Opinion
No. A-4763.
Opinion Filed September 26, 1925.
Kidnapping — Evidence not Sustaining Conviction for Abduction. The evidence examined, and held insufficient to sustain the verdict of the jury.
Appeal from District Court, Oklahoma County; Cham Jones, Judge.
Oscar T. Shinn was convicted of abduction, and he appeals. Reversed with instructions.
O.T. Shinn and C.H. Parrick, for plaintiff in error.
The Attorney General and Chas. Hill Johns, Asst. Atty. Gen., for the State.
The plaintiff in error was convicted of the abduction of a child, with his punishment assessed by the jury at two years in the penitentiary.
Oscar T. Shinn, plaintiff in error, in this opinion referred to as the defendant, was convicted in the district court of Oklahoma county of the statutory crime of "enticing, taking, and abducting" from his parents a four year old child, named Jack Karam.
The domestic life of the parents of this child, Ameen Karam and Josephine Karam, was unhappy from the beginning, finally culminating in divorce proceedings, wherein each charged the other with evading marital obligations, with acts of gross immorality, and with gross neglect of duty in the matter of the physical care of the child, Jack, involved in this prosecution. It was charged, among other things, that the mother spent many nights with men in questionable places; that she had no real affection for her child; that she frequently left little Jack in the care of strangers and persons unfit to look after him; that she permitted the child to go unkempt and his body to become filthy, and did not care for him when he was ill.
In the course of events, the custody of the child was, by the court, awarded first to the father, then later to the mother, then again to the father, and a portion of the time to the defendant, Shinn, and his wife. At one time it was decreed by the court that neither of the parents of the child was a fit person to have the care and custody of the child.
From the record it appears that little attention was paid to the several orders of the court providing for the child's care and custody, and that at times the child was, in effect, an abandoned and neglected child. For a period of about 20 weeks the child was kept by Mr. and Mrs. Karam, sometimes one, and sometimes the other, at various places and rooming houses, in charge of strangers. During a portion of this time, and prior thereto, the child had been in the care and custody of Mr. and Mrs. Shinn, who, it appears, gave him excellent care and attention. A portion of this time Mr. Karam paid the Shinns for the child's board and care. During the time little Jack was with the Shinns, they formed a strong affection and attachment for him and expressed a desire to keep him as a member of their own family.
It is claimed by defendant, Shinn, and, in part, corroborated by letters written to him by Mr. Karam, that Mrs. Karam turned the child over to Shinn and his wife, and that Mrs. Karam shortly thereafter abducted the child from them. Soon after this Mr. and Mrs. Shinn forcibly took the child from Mrs. Karam, which taking constitutes the basis of this prosecution.
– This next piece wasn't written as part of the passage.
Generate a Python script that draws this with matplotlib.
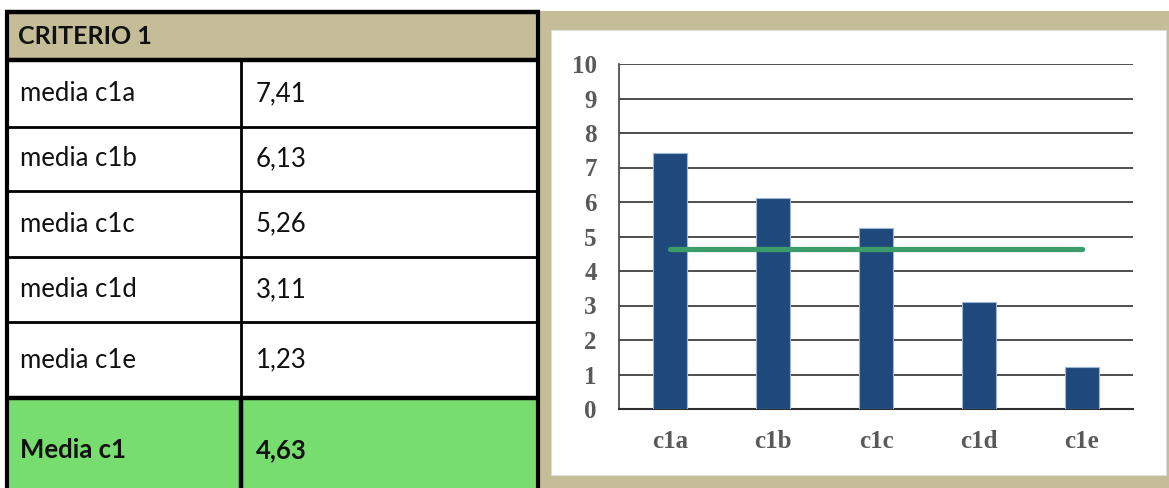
import matplotlib
matplotlib.use("Agg")
import matplotlib.pyplot as plt
from matplotlib.patches import Rectangle

categories = ["c1a", "c1b", "c1c", "c1d", "c1e"]
values = [7.41, 6.13, 5.26, 3.11, 1.23]
mean_value = 4.63
row_labels = ["media c1a", "media c1b", "media c1c", "media c1d", "media c1e"]
row_values = ["7,41", "6,13", "5,26", "3,11", "1,23"]
header = "CRITERIO 1"
total_label = "Media c1"
total_value = "4,63"
yticks = list(range(0, 11))

W, H = 1169, 488
fig = plt.figure(figsize=(W / 100, H / 100), dpi=100)
fig.patch.set_facecolor("white")

# background axes in pixel coordinates
bg = fig.add_axes([0, 0, 1, 1])
bg.set_xlim(0, W)
bg.set_ylim(H, 0)
bg.axis("off")

beige = "#c4bd97"
green = "#77dd6e"
sans = ["Lato", "DejaVu Sans"]

# chart frame
bg.add_patch(Rectangle((538, 11), W - 538, H - 11, facecolor=beige, edgecolor="none"))
bg.add_patch(Rectangle((551, 30), 1166 - 551, 475 - 30, facecolor="white", edgecolor="#dddddd", lw=0.8))

# table
bg.add_patch(Rectangle((6, 12), 532 - 6 + 4, 60 - 12, facecolor=beige, edgecolor="none"))
bg.add_patch(Rectangle((6, 398), 532 - 6 + 4, H - 398, facecolor=green, edgecolor="none"))
row_lines = [60, 127, 191, 257, 322, 398]
for i, y in enumerate(row_lines):
    lw = 3.2 if i in (0, len(row_lines) - 1) else 2.0
    bg.plot([6, 538], [y, y], color="black", lw=lw, solid_capstyle="butt")
bg.plot([5, 540], [11.5, 11.5], color="black", lw=3.2, solid_capstyle="butt")
bg.plot([6.5, 6.5], [10, H], color="black", lw=3.0, solid_capstyle="butt")
bg.plot([537.5, 537.5], [10, H], color="black", lw=3.0, solid_capstyle="butt")
bg.plot([241, 241], [60, 398], color="black", lw=2.0, solid_capstyle="butt")
bg.plot([241, 241], [398, H], color="black", lw=3.2, solid_capstyle="butt")

fs = 18.5
bg.text(18, 37, header, fontsize=18, fontweight="bold", family=sans, va="center", ha="left", color="#111111")
for i, (lab, val) in enumerate(zip(row_labels, row_values)):
    yc = (row_lines[i] + row_lines[i + 1]) / 2
    bg.text(20, yc, lab, fontsize=fs, family=sans, va="center", ha="left", color="#111111")
    bg.text(256, yc, val, fontsize=fs, family=sans, va="center", ha="left", color="#111111")
bg.text(20, 450, total_label, fontsize=fs, fontweight="bold", family=sans, va="center", ha="left", color="#111111")
bg.text(256, 450, total_value, fontsize=fs, fontweight="bold", family=sans, va="center", ha="left", color="#111111")

# chart axes
x0, x1 = 619, 1133
y0, y1 = 409, 64
ax = fig.add_axes([x0 / W, (H - y0) / H, (x1 - x0) / W, (y0 - y1) / H])
ax.set_facecolor("none")
xs = list(range(len(categories)))
ax.bar(xs, values, width=0.33, color="#1f497d", edgecolor="#9db5d6", linewidth=0.8, zorder=3)
ax.plot(xs, [mean_value] * len(xs), color="#3a9d6a", lw=3.8, solid_capstyle="round", zorder=4)
ax.set_xlim(-0.5, len(categories) - 0.5)
ax.set_ylim(0, 10)
ax.set_yticks(yticks)
ax.yaxis.grid(True, color="#404040", lw=1.3, zorder=1)
ax.set_axisbelow(True)
for s in ["top", "right"]:
    ax.spines[s].set_visible(False)
ax.spines["left"].set_color("#404040")
ax.spines["left"].set_linewidth(1.2)
ax.spines["bottom"].set_color("#303030")
ax.spines["bottom"].set_linewidth(1.5)
ax.set_xticks(xs)
ax.set_xticklabels(categories)
ax.tick_params(axis="both", length=0, colors="#595959")
ax.tick_params(axis="y", pad=16)
ax.tick_params(axis="x", pad=15)
for lab in ax.get_xticklabels() + ax.get_yticklabels():
    lab.set_family(["Liberation Serif", "DejaVu Serif"])
    lab.set_fontweight("bold")
    lab.set_fontsize(18)
    lab.set_color("#595959")
for lab in ax.get_yticklabels():
    lab.set_horizontalalignment("right")

fig.savefig("out.png", dpi=100)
Mr. Shinn was a lawyer, but, paying no heed to the maxim, "He who acts as his own lawyer has a fool for a client," he conducted his own defense in the trial court, and did it very inefficiently. The record in the case is incomplete and confusing. The evidence was badly presented, so that it would be difficult, if not impossible, to make or state definite findings of fact.
After much travail, this court has arrived at the conclusion that but one assignment of error need be noticed; namely, that the evidence is insufficient to support the verdict.
We are satisfied, from what appears in the record, that the Shinns were about the only persons having anything to do with the Karam child who had any real affection for him, or who gave him appropriate care and attention, and that in the numerous shiftings of this responsibility they, in a legal and moral sense, had as much right to his custody as either one of the neglectful parents. The child was practically a waif, and we feel that under all the circumstances surrounding its alleged abduction there is no sufficient proof of a violation of the letter and spirit of the law to sustain the verdict of the jury.
The cause is reversed for insufficiency of the evidence, with instructions to the trial court to dismiss the action.
DOYLE, J., concurs.
EDWARDS, J., disqualified, not participating.